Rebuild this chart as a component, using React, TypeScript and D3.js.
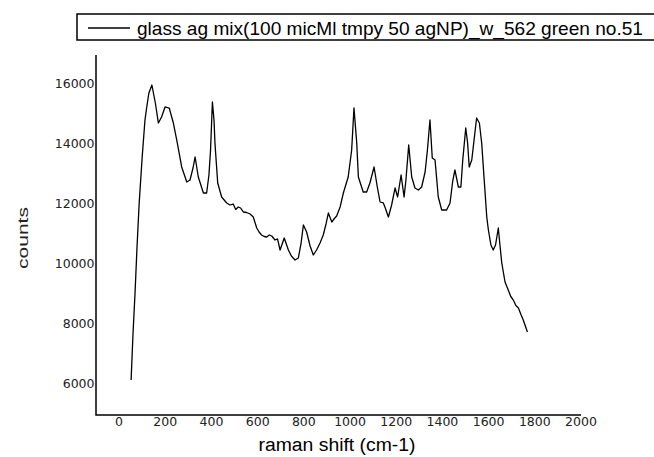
import React from "react";
import * as d3 from "d3";

const ramanShift = [52,60,69,78,87,100,112,121,129,142,157,170,184,199,217,235,252,271,293,307,320,329,343,365,379,389,396,404,411,415,427,444,466,480,494,505,516,526,538,552,567,581,596,606,617,628,639,650,661,675,686,697,715,733,746,762,776,788,798,812,827,841,855,870,884,896,906,921,932,942,957,971,992,1007,1017,1029,1036,1057,1072,1086,1104,1118,1130,1144,1151,1166,1180,1195,1206,1221,1234,1242,1254,1267,1281,1296,1310,1325,1335,1346,1356,1368,1382,1397,1418,1433,1444,1454,1469,1480,1488,1501,1509,1516,1527,1537,1548,1560,1570,1580,1592,1599,1610,1620,1630,1642,1649,1657,1671,1685,1696,1707,1718,1729,1740,1750,1768];
const counts = [6117,7617,9017,10617,12017,13550,14783,15283,15683,15950,15350,14683,14883,15217,15183,14683,14017,13217,12717,12783,13183,13550,12883,12350,12350,12950,13783,15383,14783,14017,12683,12217,12017,11950,11983,11800,11883,11850,11717,11700,11650,11550,11183,11050,10950,10900,10883,10950,10917,10783,10820,10450,10850,10450,10250,10117,10183,10683,11283,11050,10583,10283,10450,10683,10950,11317,11683,11383,11500,11583,11883,12350,12883,13783,15183,14017,12883,12383,12383,12683,13217,12550,12050,12017,11883,11550,11950,12517,12217,12950,12217,12783,13950,12883,12517,12450,12550,13050,13783,14783,13517,13450,12217,11783,11783,12017,12717,13117,12550,12550,13450,14517,14017,13217,13450,14117,14850,14683,14017,12883,11550,11117,10617,10450,10617,11183,10617,10017,9383,9117,8900,8783,8600,8517,8300,8117,7717];

const xTicks = [0,200,400,600,800,1000,1200,1400,1600,1800,2000];
const yTicks = [6000,8000,10000,12000,14000,16000];
const legendLabel = "glass ag mix(100 micMl tmpy 50 agNP)_w_562 green no.51";
const xTitle = "raman shift (cm-1)";
const yTitle = "counts";

export default function App() {
  const x = d3.scaleLinear().domain([-100, 2000]).range([96, 581]);
  const y = d3.scaleLinear().domain([4950, 16950]).range([415, 55]);
  const data = ramanShift.map((v, i) => [v, counts[i]] as [number, number]);
  const line = d3.line<[number, number]>().x(d => x(d[0])).y(d => y(d[1]));
  const [x0, x1] = x.range();
  const [yb, yt] = y.range();
  return (
    <svg width={654} height={457} style={{ position: "absolute", left: 0, top: 0, background: "#fff" }}>
      <rect x={0} y={0} width={654} height={457} fill="#fff" />
      {/* legend */}
      <rect x={77} y={14} width={600} height={26} fill="#fff" stroke="#000" strokeWidth={1.5} />
      <line x1={88} x2={130} y1={28} y2={28} stroke="#000" strokeWidth={1.5} />
      <text x={137} y={34.5} fontFamily="Liberation Sans, Arial, sans-serif" fontSize={19} textLength={506} lengthAdjust="spacingAndGlyphs" fill="#000">{legendLabel}</text>
      {/* axes */}
      <path d={`M${x0},${yt}V${yb}H${x1}`} fill="none" stroke="#000" strokeWidth={1.5} />
      {yTicks.map(t => (
        <text key={t} x={94.5} y={y(t)} dy="0.36em" textAnchor="end" fontFamily="DejaVu Sans, sans-serif" fontSize={12.5} fill="#222">{t}</text>
      ))}
      {xTicks.map(t => (
        <text key={t} x={x(t)} y={426} textAnchor="middle" fontFamily="DejaVu Sans, sans-serif" fontSize={12.5} fill="#222">{t}</text>
      ))}
      <text x={337} y={451} textAnchor="middle" fontFamily="Liberation Sans, Arial, sans-serif" fontSize={18} textLength={157} lengthAdjust="spacingAndGlyphs" fill="#000">{xTitle}</text>
      <text transform="translate(28,238) rotate(-90)" textAnchor="middle" fontFamily="Liberation Sans, Arial, sans-serif" fontSize={15} textLength={62} lengthAdjust="spacingAndGlyphs" fill="#222">{yTitle}</text>
      {/* spectrum */}
      <path d={line(data) || ""} fill="none" stroke="#000" strokeWidth={1.3} strokeLinejoin="round" />
    </svg>
  );
}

------------------------------------------------

**Work instructions:** Copy out the listing exactly as it stands, but not the pictures.

**Answer to the problem:**
Rebuild this chart as a component, using React, TypeScript and D3.js.
import React from "react";
import * as d3 from "d3";

const ramanShift = [52,60,69,78,87,100,112,121,129,142,157,170,184,199,217,235,252,271,293,307,320,329,343,365,379,389,396,404,411,415,427,444,466,480,494,505,516,526,538,552,567,581,596,606,617,628,639,650,661,675,686,697,715,733,746,762,776,788,798,812,827,841,855,870,884,896,906,921,932,942,957,971,992,1007,1017,1029,1036,1057,1072,1086,1104,1118,1130,1144,1151,1166,1180,1195,1206,1221,1234,1242,1254,1267,1281,1296,1310,1325,1335,1346,1356,1368,1382,1397,1418,1433,1444,1454,1469,1480,1488,1501,1509,1516,1527,1537,1548,1560,1570,1580,1592,1599,1610,1620,1630,1642,1649,1657,1671,1685,1696,1707,1718,1729,1740,1750,1768];
const counts = [6117,7617,9017,10617,12017,13550,14783,15283,15683,15950,15350,14683,14883,15217,15183,14683,14017,13217,12717,12783,13183,13550,12883,12350,12350,12950,13783,15383,14783,14017,12683,12217,12017,11950,11983,11800,11883,11850,11717,11700,11650,11550,11183,11050,10950,10900,10883,10950,10917,10783,10820,10450,10850,10450,10250,10117,10183,10683,11283,11050,10583,10283,10450,10683,10950,11317,11683,11383,11500,11583,11883,12350,12883,13783,15183,14017,12883,12383,12383,12683,13217,12550,12050,12017,11883,11550,11950,12517,12217,12950,12217,12783,13950,12883,12517,12450,12550,13050,13783,14783,13517,13450,12217,11783,11783,12017,12717,13117,12550,12550,13450,14517,14017,13217,13450,14117,14850,14683,14017,12883,11550,11117,10617,10450,10617,11183,10617,10017,9383,9117,8900,8783,8600,8517,8300,8117,7717];

const xTicks = [0,200,400,600,800,1000,1200,1400,1600,1800,2000];
const yTicks = [6000,8000,10000,12000,14000,16000];
const legendLabel = "glass ag mix(100 micMl tmpy 50 agNP)_w_562 green no.51";
const xTitle = "raman shift (cm-1)";
const yTitle = "counts";

export default function App() {
  const x = d3.scaleLinear().domain([-100, 2000]).range([96, 581]);
  const y = d3.scaleLinear().domain([4950, 16950]).range([415, 55]);
  const data = ramanShift.map((v, i) => [v, counts[i]] as [number, number]);
  const line = d3.line<[number, number]>().x(d => x(d[0])).y(d => y(d[1]));
  const [x0, x1] = x.range();
  const [yb, yt] = y.range();
  return (
    <svg width={654} height={457} style={{ position: "absolute", left: 0, top: 0, background: "#fff" }}>
      <rect x={0} y={0} width={654} height={457} fill="#fff" />
      {/* legend */}
      <rect x={77} y={14} width={600} height={26} fill="#fff" stroke="#000" strokeWidth={1.5} />
      <line x1={88} x2={130} y1={28} y2={28} stroke="#000" strokeWidth={1.5} />
      <text x={137} y={34.5} fontFamily="Liberation Sans, Arial, sans-serif" fontSize={19} textLength={506} lengthAdjust="spacingAndGlyphs" fill="#000">{legendLabel}</text>
      {/* axes */}
      <path d={`M${x0},${yt}V${yb}H${x1}`} fill="none" stroke="#000" strokeWidth={1.5} />
      {yTicks.map(t => (
        <text key={t} x={94.5} y={y(t)} dy="0.36em" textAnchor="end" fontFamily="DejaVu Sans, sans-serif" fontSize={12.5} fill="#222">{t}</text>
      ))}
      {xTicks.map(t => (
        <text key={t} x={x(t)} y={426} textAnchor="middle" fontFamily="DejaVu Sans, sans-serif" fontSize={12.5} fill="#222">{t}</text>
      ))}
      <text x={337} y={451} textAnchor="middle" fontFamily="Liberation Sans, Arial, sans-serif" fontSize={18} textLength={157} lengthAdjust="spacingAndGlyphs" fill="#000">{xTitle}</text>
      <text transform="translate(28,238) rotate(-90)" textAnchor="middle" fontFamily="Liberation Sans, Arial, sans-serif" fontSize={15} textLength={62} lengthAdjust="spacingAndGlyphs" fill="#222">{yTitle}</text>
      {/* spectrum */}
      <path d={line(data) || ""} fill="none" stroke="#000" strokeWidth={1.3} strokeLinejoin="round" />
    </svg>
  );
}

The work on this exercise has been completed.